(Problem statement):
Below is a listing; write it out exactly and drop any images from it.

(Data):
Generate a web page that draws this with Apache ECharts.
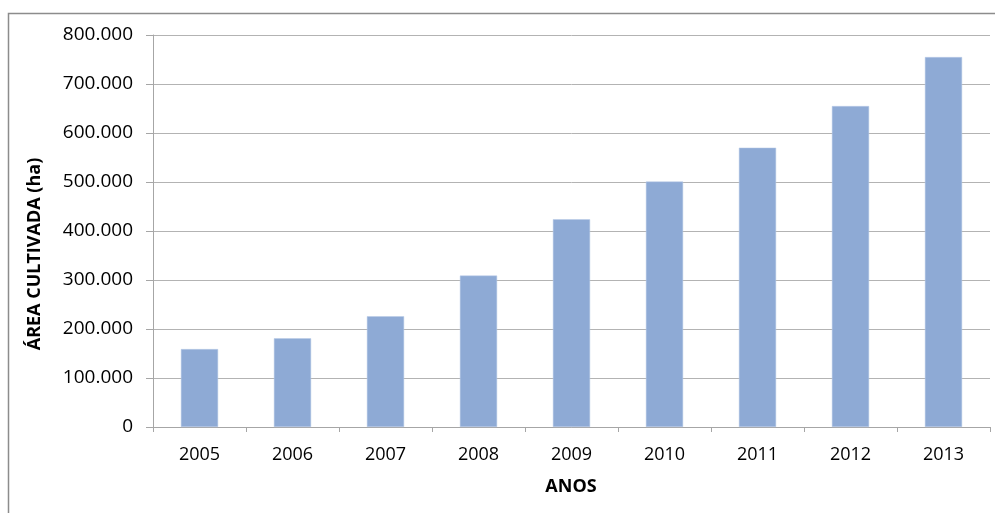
<!DOCTYPE html>
<html>
<head>
<meta charset="utf-8">
<script src="https://cdn.jsdelivr.net/npm/echarts@6/dist/echarts.min.js"></script>
<style>
  html, body { margin: 0; padding: 0; background: #fff; }
  #chart { width: 995px; height: 513px; }
</style>
</head>
<body>
<div id="chart"></div>
<script>
// anos e área cultivada (ha)
var anos = ["2005", "2006", "2007", "2008", "2009", "2010", "2011", "2012", "2013"];
var area = [159000, 181000, 226000, 309000, 424000, 501000, 570000, 655000, 755000];

var chart = echarts.init(document.getElementById("chart"));

// separador de milhar com ponto
function fmt(v) {
  return String(v).replace(/\B(?=(\d{3})+(?!\d))/g, ".");
}

chart.setOption({
  animation: false,
  textStyle: { fontFamily: "Open Sans" },
  grid: { left: 153, right: 5, top: 35, bottom: 86 },
  graphic: [
    {
      type: "rect",
      shape: { x: 8.5, y: 13.5, width: 1000, height: 520 },
      style: { fill: "none", stroke: "#8c8c8c", lineWidth: 1.5 },
      silent: true
    },
    {
      type: "text",
      x: 35,
      y: 254,
      rotation: Math.PI / 2,
      style: {
        text: "ÁREA CULTIVADA (ha)",
        fontFamily: "Open Sans",
        fontWeight: "bold",
        fontSize: 18,
        fill: "#000",
        align: "center",
        verticalAlign: "middle"
      }
    },
    {
      type: "text",
      x: 571,
      y: 487,
      style: {
        text: "ANOS",
        fontFamily: "Open Sans",
        fontWeight: "bold",
        fontSize: 18,
        fill: "#000",
        align: "center",
        verticalAlign: "middle"
      }
    }
  ],
  xAxis: {
    type: "category",
    data: anos,
    axisLine: { lineStyle: { color: "#a6a6a6", width: 1 } },
    axisTick: { show: true, length: 5, alignWithLabel: false, lineStyle: { color: "#a6a6a6" } },
    axisLabel: { color: "#000", fontSize: 18, margin: 19 }
  },
  yAxis: {
    type: "value",
    min: 0,
    max: 800000,
    interval: 100000,
    axisLine: { show: true, lineStyle: { color: "#a6a6a6", width: 1 } },
    axisTick: { show: true, length: 7, lineStyle: { color: "#a6a6a6" } },
    axisLabel: { color: "#000", fontSize: 19, margin: 20, formatter: fmt },
    splitLine: { lineStyle: { color: "#b3b3b3", width: 1 } }
  },
  series: [
    {
      type: "bar",
      data: area,
      barCategoryGap: "60%",
      itemStyle: { color: "#8eaad5", borderColor: "#b9cbe6", borderWidth: 0.5 }
    }
  ]
});
</script>
</body>
</html>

(Completed exercise):
Generate a web page that draws this with Apache ECharts.
<!DOCTYPE html>
<html>
<head>
<meta charset="utf-8">
<script src="https://cdn.jsdelivr.net/npm/echarts@6/dist/echarts.min.js"></script>
<style>
  html, body { margin: 0; padding: 0; background: #fff; }
  #chart { width: 995px; height: 513px; }
</style>
</head>
<body>
<div id="chart"></div>
<script>
// anos e área cultivada (ha)
var anos = ["2005", "2006", "2007", "2008", "2009", "2010", "2011", "2012", "2013"];
var area = [159000, 181000, 226000, 309000, 424000, 501000, 570000, 655000, 755000];

var chart = echarts.init(document.getElementById("chart"));

// separador de milhar com ponto
function fmt(v) {
  return String(v).replace(/\B(?=(\d{3})+(?!\d))/g, ".");
}

chart.setOption({
  animation: false,
  textStyle: { fontFamily: "Open Sans" },
  grid: { left: 153, right: 5, top: 35, bottom: 86 },
  graphic: [
    {
      type: "rect",
      shape: { x: 8.5, y: 13.5, width: 1000, height: 520 },
      style: { fill: "none", stroke: "#8c8c8c", lineWidth: 1.5 },
      silent: true
    },
    {
      type: "text",
      x: 35,
      y: 254,
      rotation: Math.PI / 2,
      style: {
        text: "ÁREA CULTIVADA (ha)",
        fontFamily: "Open Sans",
        fontWeight: "bold",
        fontSize: 18,
        fill: "#000",
        align: "center",
        verticalAlign: "middle"
      }
    },
    {
      type: "text",
      x: 571,
      y: 487,
      style: {
        text: "ANOS",
        fontFamily: "Open Sans",
        fontWeight: "bold",
        fontSize: 18,
        fill: "#000",
        align: "center",
        verticalAlign: "middle"
      }
    }
  ],
  xAxis: {
    type: "category",
    data: anos,
    axisLine: { lineStyle: { color: "#a6a6a6", width: 1 } },
    axisTick: { show: true, length: 5, alignWithLabel: false, lineStyle: { color: "#a6a6a6" } },
    axisLabel: { color: "#000", fontSize: 18, margin: 19 }
  },
  yAxis: {
    type: "value",
    min: 0,
    max: 800000,
    interval: 100000,
    axisLine: { show: true, lineStyle: { color: "#a6a6a6", width: 1 } },
    axisTick: { show: true, length: 7, lineStyle: { color: "#a6a6a6" } },
    axisLabel: { color: "#000", fontSize: 19, margin: 20, formatter: fmt },
    splitLine: { lineStyle: { color: "#b3b3b3", width: 1 } }
  },
  series: [
    {
      type: "bar",
      data: area,
      barCategoryGap: "60%",
      itemStyle: { color: "#8eaad5", borderColor: "#b9cbe6", borderWidth: 0.5 }
    }
  ]
});
</script>
</body>
</html>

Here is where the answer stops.